La democrazia italiana perde pezzi, è zoppa, mutilata. L’astensionismo era un fenomeno sostanzialmente sconosciuto durante la Prima Repubblica. Tutto interno, quindi, alla Seconda Repubblica, ha conosciuto però, negli ultimi anni (e mesi), una impennata spaventosa. Le elezioni regionali nel Lazio e in Lombardia sono casi clamorosi di questa tendenza. Tra i 6 e i 7 elettori su 10 sono rimasti a casa. In due elezioni che riguardano le regioni della capitale politica e della capitale economica del nostro Paese. Una rappresentanza che si regge su un terzo dei rappresentati è un salto nel passato, una pericolosa torsione. Oligarchia, in senso letterale. Perché la delega ha forza, legittimità quando è specchio fedele, reale delle opinioni e degli interessi presenti nell’elettorato. Se due cittadini su tre rifiutano di esprimersi, allora la tenuta della democrazia è a rischio. Anzi, la democrazia è già franata.
L’albero da cui è caduto questo frutto avvelenato ha radici, come si diceva, nella Seconda Repubblica. L’epoca della demolizione sistematica dei partiti e della politica. La lunga stagione, all’inferno, dell’antipolitica e del qualunquismo. Umori neri, cavalcati di volta in volta da questo o da quel leader, tribuno, arruffapopolo. Su queste parole d’ordine sono nati, a nidiate successive, nuovi partiti e nuovi movimenti. Unico risultato: aver avvelenato, ancora di più, il dibattito pubblico, assecondati dalla stampa, dalla tv, dagli opinionisti di ogni tendenza e colore. Oggi gli Italiani, dopo tre decenni di questa lotta nel fango, sembrano aver alzato bandiera bianca. Se la politica fa così schifo, come ci ripetono da trent’anni, che senso ha continuare a chiederci di scegliere?

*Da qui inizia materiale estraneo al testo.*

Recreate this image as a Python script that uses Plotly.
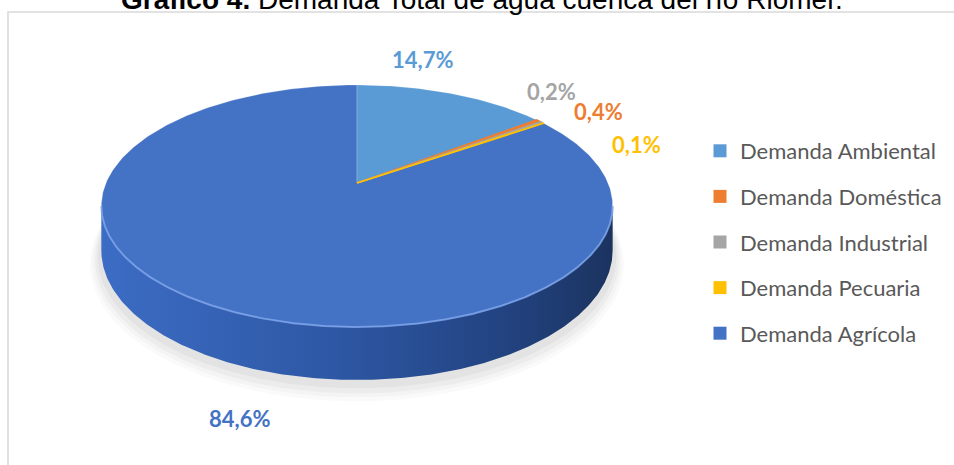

In questo disastro, in questo burrone in cui precipita la democrazia italiana, a pagare pegno, in misura maggiore, è il campo progressista. Quello che un tempo si chiamava sinistra o centrosinistra. Ciò dovrebbe sorprendere almeno chi ha buona memoria. Perché storicamente l’elettorato organizzato, sempre mobilitato, a tratti persino militarizzato, era patrimonio proprio delle forze della sinistra. Dunque di fronte a una astensione impressionante, in base alle reminiscenze del secolo scorso, la sinistra avrebbe potuto e dovuto resistere meglio. Al contrario oggi più cresce l’astensione, più la sconfitta si fa netta. Ciò significa che a sinistra è rimasto solo un elettorato d’opinione, evanescente, e pure numericamente scarso. Le elezioni regionali di Lazio e Lombardia sgombrano anche il campo dalla favola autoconsolatoria che circolava dalle scorse elezioni politiche: che cioè il tema fosse l’aggregazione, o meglio la mancata aggregazione, alleanza, tra le diverse anime del centrosinistra. In Lazio e in Lombardia la sinistra perde in tutte le versioni: perde quando si alleano PD e M5S (come successo in Lombardia a sostegno di Majorino); perde quando si alleano PD e Terzo Polo (come accaduto nel Lazio a sostegno di D’Amato); e chi rimane fuori, da una parte o dall’altra, da queste aggregazioni colleziona ugualmente risultati scarsissimi, come successo a Moratti in Lombardia e a Bianchi nel Lazio. Persino sommando (un esercizio puramente matematico, privo di realismo politico), tutte le forze ostili al centrodestra non si supera, e nemmeno si raggiunge, la percentuale ottenuta da Fontana in Lombardia o da Rocca nel Lazio.
Dunque nemmeno con la più ampia varietà dell’offerta politica la sinistra riesce ad essere competitiva. Perché è sparita, si è inabissata, piuttosto, la domanda di sinistra. Lo scollamento generale tra rappresentanti e rappresentati, la demolizione sistematica della politica e dei politici, lo iato profondo tra ciò che inquieta, tormenta, agita la società e ciò che invece riesce ad arrivare sul palcoscenico della politica istituzionale e mediatica: queste contraddizioni hanno colpito quasi esclusivamente la sinistra. Una sinistra che non ha compreso il pericolo, che al contrario ha spesso (per non dire sempre) assecondato i fenomeni montanti in questi anni e decenni. Fino al punto di essere considerata custode della società che si andava costruendo e dei suoi privilegi, dei suoi vizi, delle sue storture. E ora si trova come quel selvaggio che tentava di cacciare indietro le maree prendendo a calci le onde.